Just an Ordinary Thing to Say

Still Walking was named one of the ten best films of 2008 by Japan’s Kinema Junpo. Compared with the so-called visual feasts that come out of Hollywood, it feels more like a delicate, fragrant little snack. You could say the whole film plays out like a home video shot casually by a family.
What stuck with me most was the mother, devoted to cooking, which reminded me of the scenes of my grandmother making meals every year when I went back to Taiyuan. Cooking, at its core, is made up of trivial chores: buying vegetables, washing vegetables, rolling out dough, kneading dough… and the delicious meal that finally emerges looks simple, yet takes so much effort. All I (like most people) ever cared about was my favorite knife-cut noodles, while overlooking the feelings my grandmother put into the meal. Some might find it strange to say that — what does food have to do with feelings?
I think cooking is also a kind of language — communicating with the eater’s taste buds through prepared ingredients. Every time I ate noodles, my grandmother would ask if they tasted good, and looking back now, there was emotion folded into that bowl of noodles — she knew she couldn’t give me satisfaction in other material ways, so the most she could give me was the food I loved to eat. A finished meal is like a letter, carrying feelings that words alone can’t express, feelings no master chef’s skill could ever fully convey.
The mother in the film is just the same — preparing meals for her son’s family as they arrive, slicing vegetables quickly with her knife, turning the beef simmering on the stove, shucking corn kernels, turning it all into delicious dishes, all while talking about what everyone in the family likes to eat. It makes you realize how great housewives really are — with sincere hearts they tend not just to the food but to so much of the time that makes up family life, and they never think of themselves as quiet, unnoticed presences — how could someone who carries love and devotion in their heart ever truly be unnoticed?
Then there’s the stern-faced father, who isn’t especially likable in the film — rigidly set in his ways, unwilling to let others interfere, refusing to carry the shopping bags, scolding the kids for damaging the plants, walking off unhappily during the group photo. He’s exactly the rational image of an old-fashioned father rooted deep in our minds, everything about him so stiff and formal. But looked at from another angle, this is simply the way social gender roles interfere with how fatherly love gets expressed — look closely, and aren’t there warm moments in the film too? Talking with his little grandson, missing his eldest son — they reveal that restrained, melancholy fatherly love.
After the film ends, close your eyes and you’ll picture that winding mountain road — years apart, it’s the son and the mother, the mother and the father, the son’s own family, walking slowly along that road. The son’s gentle narration reveals the continuation of life, accompanied by Japan’s lush greenery, the deep blue coastline, a butterfly rising up to echo the one earlier in the film, set against soft guitar music — what lingers in the heart is a long, drawn-out tenderness, one you keep returning to in your mind.

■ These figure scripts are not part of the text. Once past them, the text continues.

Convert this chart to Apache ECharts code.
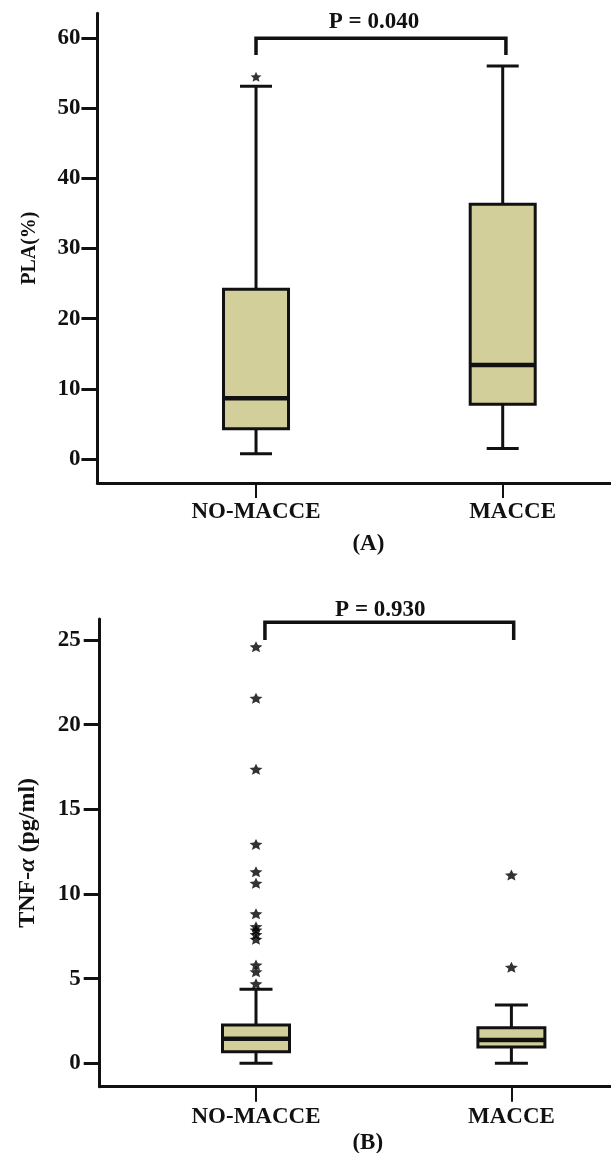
<!DOCTYPE html>
<html>
<head>
<meta charset="utf-8">
<script src="https://cdn.jsdelivr.net/npm/echarts@6/dist/echarts.min.js"></script>
<style>
html,body{margin:0;padding:0;background:#fff;}
#chart{width:611px;height:1153px;}
</style>
</head>
<body>
<div id="chart"></div>
<script>
// ---- data ----
const categories = ['NO-MACCE', 'MACCE'];

// Panel A: PLA(%)
const plaMin    = [0.75, 1.5];
const plaQ1     = [4.3, 7.8];
const plaMedian = [8.65, 13.4];
const plaQ3     = [24.2, 36.3];
const plaMax    = [53.1, 56.0];
const plaOutliers = [[1, 54.45]];
const plaTicks  = [0, 10, 20, 30, 40, 50, 60];
const plaP      = 'P = 0.040';
const plaBracket = [[1.0, 2.013, 59.93, 57.55]];

// Panel B: TNF-α (pg/ml)
const tnfMin    = [0.0, 0.0];
const tnfQ1     = [0.69, 0.97];
const tnfMedian = [1.45, 1.38];
const tnfQ3     = [2.26, 2.1];
const tnfMax    = [4.37, 3.44];
const tnfOutliersNo = [24.6, 21.56, 17.37, 12.93, 11.31, 10.63, 8.83, 8.07, 7.87, 7.6, 7.33, 5.8, 5.41, 4.7];
const tnfOutliersMacce = [11.12, 5.67];
const tnfTicks  = [0, 5, 10, 15, 20, 25];
const tnfP      = 'P = 0.930';
const tnfBracket = [[1.035, 2.009, 26.05, 25.0]];

// ---- style ----
const FONT = "'Liberation Serif', 'Times New Roman', serif";
const INK = '#111';
const FILL = '#d3cf9b';
const STAR = 'path://M50,0 L64,31 L98,35 L72,58 L80,92 L50,75 L20,92 L28,58 L2,35 L36,31 Z';

function boxRender(boxW, capW) {
  return function (params, api) {
    const x = api.value(0);
    const pMin = api.coord([x, api.value(1)]);
    const pQ1 = api.coord([x, api.value(2)]);
    const pMed = api.coord([x, api.value(3)]);
    const pQ3 = api.coord([x, api.value(4)]);
    const pMax = api.coord([x, api.value(5)]);
    const cx = pMin[0];
    const ln = { stroke: INK, lineWidth: 3 };
    return {
      type: 'group',
      children: [
        { type: 'line', shape: { x1: cx, y1: pQ1[1], x2: cx, y2: pMin[1] }, style: ln },
        { type: 'line', shape: { x1: cx, y1: pQ3[1], x2: cx, y2: pMax[1] }, style: ln },
        { type: 'line', shape: { x1: cx - capW / 2, y1: pMin[1], x2: cx + capW / 2, y2: pMin[1] }, style: ln },
        { type: 'line', shape: { x1: cx - capW / 2, y1: pMax[1], x2: cx + capW / 2, y2: pMax[1] }, style: ln },
        { type: 'rect', shape: { x: cx - boxW / 2, y: pQ3[1], width: boxW, height: pQ1[1] - pQ3[1] },
          style: { fill: FILL, stroke: INK, lineWidth: 3 } },
        { type: 'line', shape: { x1: cx - boxW / 2, y1: pMed[1], x2: cx + boxW / 2, y2: pMed[1] },
          style: { stroke: INK, lineWidth: 4.5 } }
      ]
    };
  };
}

function bracketRender(label, textGap, textDx) {
  return function (params, api) {
    const a = api.coord([api.value(0), api.value(2)]);
    const b = api.coord([api.value(1), api.value(2)]);
    const fa = api.coord([api.value(0), api.value(3)]);
    const fb = api.coord([api.value(1), api.value(3)]);
    return {
      type: 'group',
      children: [
        { type: 'polyline', shape: { points: [[fa[0], fa[1]], [a[0], a[1]], [b[0], b[1]], [fb[0], fb[1]]] },
          style: { stroke: INK, lineWidth: 3.5, fill: null } },
        { type: 'text', style: { text: label, x: (a[0] + b[0]) / 2 + textDx, y: a[1] - textGap,
          align: 'center', verticalAlign: 'bottom', fontFamily: FONT, fontWeight: 'bold', fontSize: 23, fill: INK } }
      ]
    };
  };
}

function boxData(mn, q1, md, q3, mx) {
  return categories.map((c, i) => [i + 1, mn[i], q1[i], md[i], q3[i], mx[i]]);
}

function xAxisDef(gridIndex, min, max, labelVals, margin) {
  return {
    type: 'value', gridIndex, min, max,
    splitLine: { show: false },
    axisLine: { show: true, onZero: false, lineStyle: { color: INK, width: 3 } },
    axisTick: { show: true, customValues: [1, 2], length: 15, lineStyle: { color: INK, width: 2 } },
    axisLabel: {
      customValues: labelVals, margin,
      formatter: v => categories[Math.round(v) - 1] || '',
      color: INK, fontFamily: FONT, fontWeight: 'bold', fontSize: 23
    }
  };
}

function yAxisDef(gridIndex, min, max, ticks, margin, name, nameGap, nameStyle) {
  return {
    type: 'value', gridIndex, min, max,
    splitLine: { show: false },
    axisLine: { show: true, onZero: false, lineStyle: { color: INK, width: 3 } },
    axisTick: { show: true, customValues: ticks, length: 16, lineStyle: { color: INK, width: 3 } },
    axisLabel: { customValues: ticks, margin, color: INK, fontFamily: FONT, fontWeight: 'bold', fontSize: 23 },
    name, nameLocation: 'middle', nameGap, nameTextStyle: nameStyle
  };
}

const chart = echarts.init(document.getElementById('chart'), null, { renderer: 'canvas' });
chart.setOption({
  animation: false,
  backgroundColor: '#fff',
  grid: [
    { left: 97.4, top: 13.3, width: 513.6, height: 469.7 },
    { left: 99.7, top: 619, width: 511.3, height: 467.7 }
  ],
  xAxis: [
    xAxisDef(0, 0.357, 2.439, [1, 2.04], 18),
    xAxisDef(1, 0.388, 2.39, [1, 2], 19)
  ],
  yAxis: [
    yAxisDef(0, -3.42, 63.5, plaTicks, 17, 'PLA(%)', 58,
      { color: INK, fontFamily: FONT, fontWeight: 'bold', fontSize: 20 }),
    yAxisDef(1, -1.38, 26.24, tnfTicks, 19, '{a|TNF-}{i|α}{a| (pg/ml)}', 60,
      { color: INK, fontFamily: FONT, fontWeight: 'bold', fontSize: 24,
        rich: {
          a: { fontFamily: FONT, fontWeight: 'bold', fontSize: 24, color: INK },
          i: { fontFamily: FONT, fontWeight: 'bold', fontStyle: 'italic', fontSize: 24, color: INK }
        } })
  ],
  graphic: [
    { type: 'text', left: 369.4 - 17, top: 545 - 12, style: { text: '(A)', fontFamily: FONT, fontWeight: 'bold', fontSize: 23, fill: INK } },
    { type: 'text', left: 369.4 - 17, top: 1143 - 11, style: { text: '(B)', fontFamily: FONT, fontWeight: 'bold', fontSize: 23, fill: INK } }
  ],
  series: [
    { type: 'custom', xAxisIndex: 0, yAxisIndex: 0, silent: true,
      data: boxData(plaMin, plaQ1, plaMedian, plaQ3, plaMax), renderItem: boxRender(65, 32) },
    { type: 'scatter', xAxisIndex: 0, yAxisIndex: 0, silent: true, symbol: STAR, symbolSize: [11, 10],
      itemStyle: { color: '#000' }, data: plaOutliers },
    { type: 'custom', xAxisIndex: 0, yAxisIndex: 0, silent: true,
      data: plaBracket, renderItem: bracketRender(plaP, 5, -7) },

    { type: 'custom', xAxisIndex: 1, yAxisIndex: 1, silent: true,
      data: boxData(tnfMin, tnfQ1, tnfMedian, tnfQ3, tnfMax), renderItem: boxRender(67, 33) },
    { type: 'scatter', xAxisIndex: 1, yAxisIndex: 1, silent: true, symbol: STAR, symbolSize: [13, 11],
      itemStyle: { color: '#000' },
      data: tnfOutliersNo.map(v => [1, v]).concat(tnfOutliersMacce.map(v => [2, v])) },
    { type: 'custom', xAxisIndex: 1, yAxisIndex: 1, silent: true,
      data: tnfBracket, renderItem: bracketRender(tnfP, 1, -9) }
  ]
});
</script>
</body>
</html>
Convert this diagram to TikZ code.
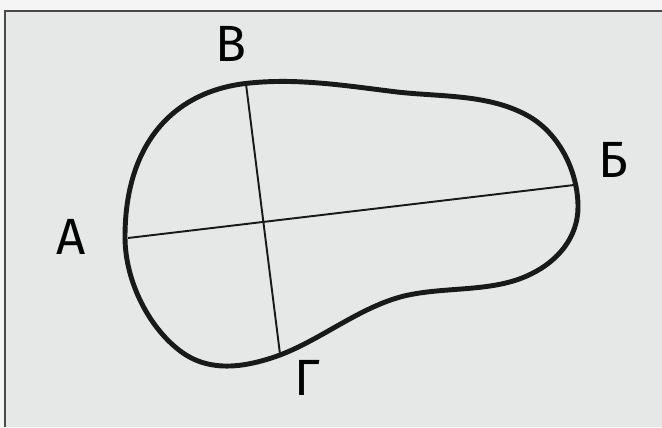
\documentclass[tikz,border=0pt]{standalone}
\usepackage{fontspec}
\setmainfont{Fira Sans}
\definecolor{paper}{HTML}{E6E8E7}
\definecolor{rim}{HTML}{4A4A4A}

\begin{document}
\begin{tikzpicture}[x=.02cm,y=-.02cm,
    outline/.style={black!90, line width=2.8pt},
    chord/.style={black!90, line width=1.1pt},
    letter/.style={font=\fontsize{29}{30}\selectfont}]
  \useasboundingbox (0,0) rectangle (662,427);
  \fill [white!96!black] (0,0) rectangle (662,427);
  \fill [paper] (5,11) rectangle (662,427);
  \draw [rim, line width=1.1pt] (5,427) -- (5,11) -- (662,11);
  % the closed outline
  \draw [outline] (125,237) .. controls +(0,-95) and +(-75,7) .. (250,83)
    .. controls +(49,-5) and +(-49,-6) .. (397,92)
    .. controls +(45,5) and +(-39,-23) .. (530,117)
    .. controls +(30,18) and +(0,-35) .. (578,207)
    .. controls +(0,30) and +(27,-13) .. (531,274)
    .. controls +(-38,19) and +(42,-10) .. (404,296)
    .. controls +(-44,11) and +(42,-16) .. (280,355)
    .. controls +(-33,12) and +(29,20) .. (183,353)
    .. controls +(-33,-23) and +(0,45) .. cycle;
  % chord ends
  \coordinate (a) at (128,238);
  \coordinate (b) at (574,185);
  \coordinate (v) at (246,84);
  \coordinate (g) at (280,354);
  \draw [chord] (a) -- (b);
  \draw [chord] (v) -- (g);
  % letters
  \node [letter] (alab) at (71,237) {А};
  \node [letter] (blab) at (613,160) {Б};
  \node [letter] (vlab) at (231,44) {В};
  \node [letter] (glab) at (307,378) {Г};
\end{tikzpicture}
\end{document}
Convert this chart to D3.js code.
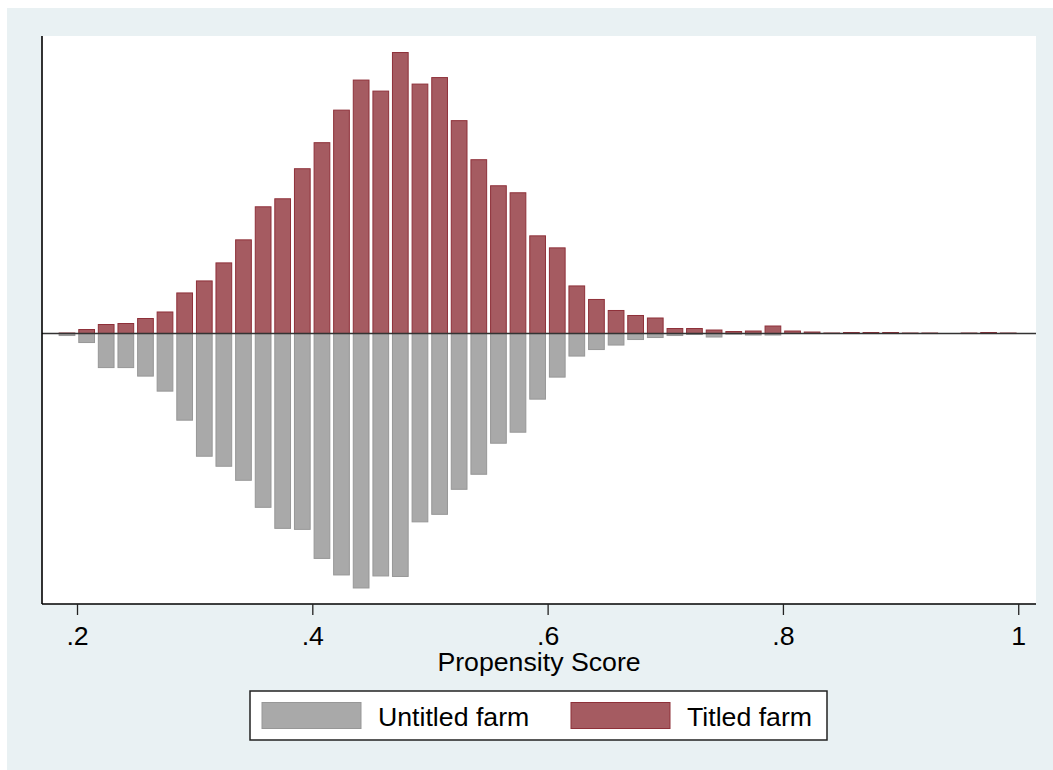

Many critics describe the single day this film portrays as a microcosm of life, with the story in between expressing the son’s regret and life’s unpredictability. But I’d rather understand it this way: the love that exists within a family never stops — it gets passed down generation after generation, and the misunderstandings of the past turn into understanding, the resentments of the past turn into forgiveness. A person walks a long road toward understanding how to live within society, and that road is hard — it takes time to accumulate and digest.
I won’t stretch Still Walking any further than this, though I could — I just don’t want to. Because it’s sincere, and it moved me in a real, grounded way; mixing too many extra thoughts into the warmth it left behind wouldn’t do it justice. And I’m glad to have felt moved like this — it makes me feel that I’m not too far removed from “myself.”